次に本木雅弘さんです。本木さんは昭和天皇という非常に難しい役柄を演じています。
天皇が今以上に、特別視されていた時代設定でしたが、本木さんは芯の通った演技をされていました。
厳格な雰囲気は天皇陛下、そのものでした。

異なる価値観に触れられる

国のために、天皇陛下のために命を投げ出すの辞さない。
そのような空気や考えが普通であった時代は、令和を生きる私たちにはとても想像ができません。
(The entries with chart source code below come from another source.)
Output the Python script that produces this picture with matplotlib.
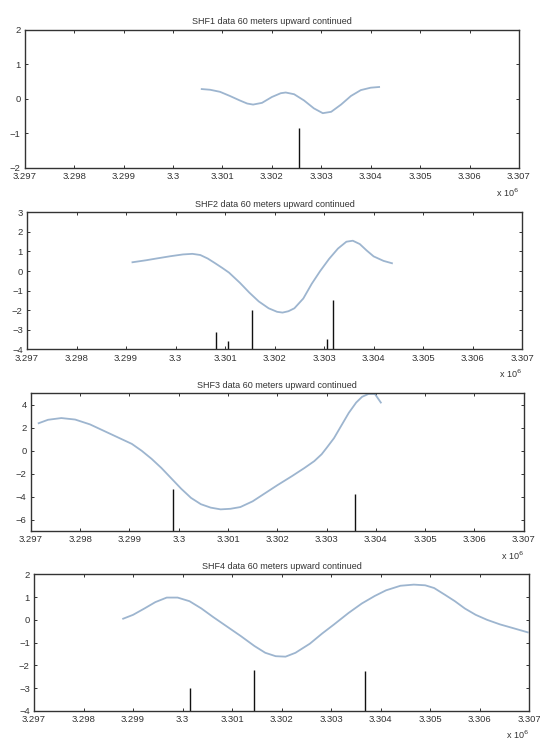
import numpy as np
import matplotlib
matplotlib.use("Agg")
import matplotlib.pyplot as plt

plt.rcParams['font.family'] = ['Liberation Sans', 'DejaVu Sans']

# x positions in units of 10^6 m
x_ticks = [3.297, 3.298, 3.299, 3.3, 3.301, 3.302, 3.303, 3.304, 3.305, 3.306, 3.307]

titles = ["SHF1 data 60 meters upward continued",
          "SHF2 data 60 meters upward continued",
          "SHF3 data 60 meters upward continued",
          "SHF4 data 60 meters upward continued"]

# SHF1
shf1_x = [3.30058, 3.30075, 3.30095, 3.30115, 3.30135, 3.30150, 3.30162, 3.30180,
          3.30200, 3.30218, 3.30228, 3.30245, 3.30265, 3.30285, 3.30303, 3.30320,
          3.30340, 3.30360, 3.30380, 3.30400, 3.30417]
shf1_y = [0.28, 0.26, 0.20, 0.08, -0.05, -0.14, -0.17, -0.12,
          0.05, 0.16, 0.18, 0.13, -0.05, -0.28, -0.42, -0.38,
          -0.17, 0.08, 0.25, 0.32, 0.34]
shf1_stem_x = [3.30254]
shf1_stem_y = [-0.85]

# SHF2
shf2_x = [3.29913, 3.29940, 3.29961, 3.29990, 3.30015, 3.30034, 3.30050, 3.30065,
          3.30080, 3.30095, 3.30108, 3.30130, 3.30149, 3.30168, 3.30188, 3.30205,
          3.30216, 3.30228, 3.30240, 3.30258, 3.30275, 3.30292, 3.30310, 3.30328,
          3.30345, 3.30358, 3.30372, 3.30386, 3.30400, 3.30420, 3.30437]
shf2_y = [0.45, 0.55, 0.64, 0.76, 0.85, 0.88, 0.82, 0.64,
          0.40, 0.15, -0.08, -0.60, -1.10, -1.55, -1.90, -2.08,
          -2.12, -2.05, -1.90, -1.40, -0.65, 0.00, 0.62, 1.15,
          1.50, 1.55, 1.38, 1.05, 0.75, 0.52, 0.40]
shf2_stem_x = [3.30081, 3.30106, 3.30154, 3.30306, 3.30317]
shf2_stem_y = [-3.1, -3.55, -2.0, -3.45, -1.5]

# SHF3
shf3_x = [3.29716, 3.29735, 3.29762, 3.29790, 3.29820, 3.29845, 3.29875, 3.29905,
          3.29925, 3.29945, 3.29965, 3.29985, 3.30005, 3.30025, 3.30045, 3.30065,
          3.30085, 3.30105, 3.30125, 3.30150, 3.30175, 3.30200, 3.30230, 3.30255,
          3.30275, 3.30290, 3.30300, 3.30315, 3.30330, 3.30345, 3.30360, 3.30372,
          3.30385, 3.30398, 3.30410]
shf3_y = [2.40, 2.70, 2.85, 2.72, 2.30, 1.80, 1.20, 0.60,
          0.00, -0.70, -1.50, -2.40, -3.30, -4.10, -4.65, -4.95,
          -5.10, -5.05, -4.90, -4.40, -3.70, -3.00, -2.20, -1.50,
          -0.90, -0.30, 0.25, 1.10, 2.20, 3.30, 4.20, 4.70,
          4.95, 4.95, 4.20]
shf3_stem_x = [3.29988, 3.30357]
shf3_stem_y = [-3.3, -3.8]

# SHF4
shf4_x = [3.29880, 3.29900, 3.29923, 3.29945, 3.29968, 3.29990, 3.30014, 3.30038,
          3.30062, 3.30090, 3.30118, 3.30145, 3.30167, 3.30188, 3.30208, 3.30228,
          3.30257, 3.30282, 3.30306, 3.30335, 3.30362, 3.30388, 3.30411, 3.30440,
          3.30467, 3.30490, 3.30508, 3.30530, 3.30550, 3.30570, 3.30592, 3.30615,
          3.30641, 3.30670, 3.30697]
shf4_y = [0.05, 0.22, 0.50, 0.78, 0.98, 0.98, 0.82, 0.50,
          0.12, -0.30, -0.72, -1.15, -1.45, -1.60, -1.62, -1.45,
          -1.05, -0.60, -0.20, 0.30, 0.72, 1.05, 1.30, 1.50,
          1.55, 1.52, 1.40, 1.10, 0.82, 0.50, 0.22, 0.00,
          -0.20, -0.38, -0.55]
shf4_stem_x = [3.30016, 3.30144, 3.30368]
shf4_stem_y = [-3.0, -2.2, -2.25]

y_ticks = [[-2, -1, 0, 1, 2],
           [-4, -3, -2, -1, 0, 1, 2, 3],
           [-6, -4, -2, 0, 2, 4],
           [-4, -3, -2, -1, 0, 1, 2]]
y_limits = [(-2, 2), (-4, 3), (-7, 5), (-4, 2)]

curves = [(shf1_x, shf1_y), (shf2_x, shf2_y), (shf3_x, shf3_y), (shf4_x, shf4_y)]
stems = [(shf1_stem_x, shf1_stem_y), (shf2_stem_x, shf2_stem_y),
         (shf3_stem_x, shf3_stem_y), (shf4_stem_x, shf4_stem_y)]

# axes boxes (left, bottom, width, height) in figure fractions
boxes = [(0.046, 0.775, 0.915, 0.185),
         (0.050, 0.531, 0.917, 0.184),
         (0.057, 0.287, 0.913, 0.185),
         (0.063, 0.046, 0.917, 0.183)]

fig = plt.figure(figsize=(5.4, 7.45), dpi=100)

for i in range(4):
    ax = fig.add_axes(boxes[i])
    cx, cy = curves[i]
    ax.plot(cx, cy, color='#9db5cf', lw=1.3, solid_joinstyle='round')
    sx, sy = stems[i]
    ymin, ymax = y_limits[i]
    ml, sl, bl = ax.stem(sx, sy, bottom=ymin, markerfmt=' ', basefmt=' ')
    plt.setp(sl, color='#111111', lw=1.0)

    ax.set_xlim(x_ticks[0], x_ticks[-1])
    ax.set_ylim(ymin, ymax)
    ax.set_xticks(x_ticks)
    ax.set_xticklabels(['%g' % t for t in x_ticks])
    ax.set_yticks(y_ticks[i])
    ax.tick_params(direction='in', top=True, right=True, length=2.5, width=0.7,
                   labelsize=6.8, colors='#333333', pad=3)
    for sp in ax.spines.values():
        sp.set_linewidth(1.0)
        sp.set_color('#333333')
    ax.set_title(titles[i], fontsize=6.5, pad=4, color='#333333')
    ax.text(1.0, -0.18, r'x 10$^6$', transform=ax.transAxes, ha='right', va='center',
            fontsize=6.5, color='#333333')

fig.savefig('out.png', dpi=100)
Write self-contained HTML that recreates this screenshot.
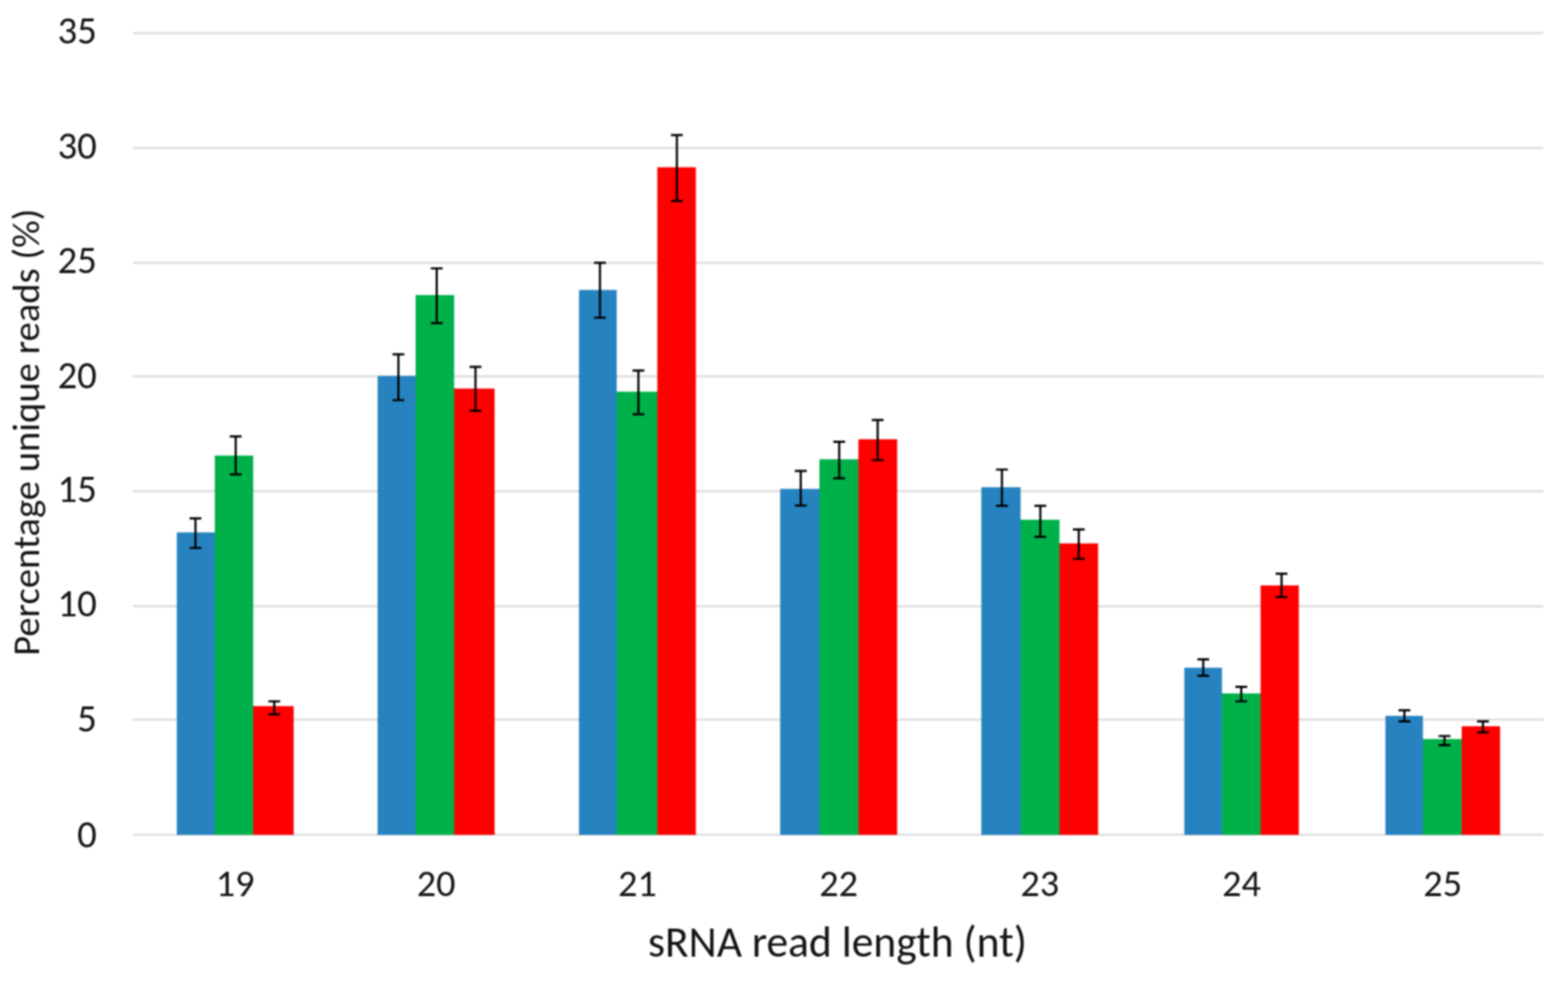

その時代には、その時代の価値観があるという点に触れることができるのが、歴史作品の魅力のひとつです。
今の私ならどうするのか?といった想像をついしてしまいます。
異なる価値観に触れることで、自分の視野が広くなります。
そのような点もこの映画の魅力のひとつです。

「日本のいちばん長い日」感想

私たちが習った日本の歴史では、玉音放送があったという1文で終わってしまいます。
しかし、その裏には多くの物語があるんだなと感じました。

そもそも、この映画を見ることになったきっかけは軽いものでした。
たまたまTVをつけたらやっていたというだけです。
そしてその場面は映画のクライマックスシーンからでした。
役所広司さん演技力に画面に釘付けになりました。
そこから興味を持ち、この映画を最初から見るに至りました。

元々戦争映画は好きでしたが、この作品は少し異色に感じます。
戦争映画というと激しい戦争シーンがあったりしますが、この映画には一切そのようなシーンがなく、ひたすら人間に焦点が当たります
しかも人間の持つ葛藤や怒り、同情といった感情にスポットが当たっているので、非常に見応えがありました。

1文で終わってしまう歴史にも、様々な物語があります。
改めて歴史作品は、魅力的だなと感じました。

「日本のいちばん長い日」総評

日本の歴史的転換点でもある太平洋戦争終結を基にした作品ですので、非常に重厚な一作です。

様々な立場の人々が持つ感情に、スポットライトが当たる作品になります。
その人々を豪華な俳優人が演じているので、見応えは十分にあります。
歴史の裏側ではどうような感情の起伏があったのを知れる作品になりますので、歴史物が好きな方には特におすすめできる一作になります。

しかし独特の用語が出てくる作品であるがゆえに、ある程度下情報や歴史的知識がないと理解ができない場面がちらほらあります。
なので場面によっては、おいてけぼりもありえます。
例えば「聖断」という言葉です。
普通に使う用語ではないので、とっさに思い浮かばない人には分からないと思います。

下情報がない人や歴史的知識がない人には、初見では理解できなのでおすすめはできないです。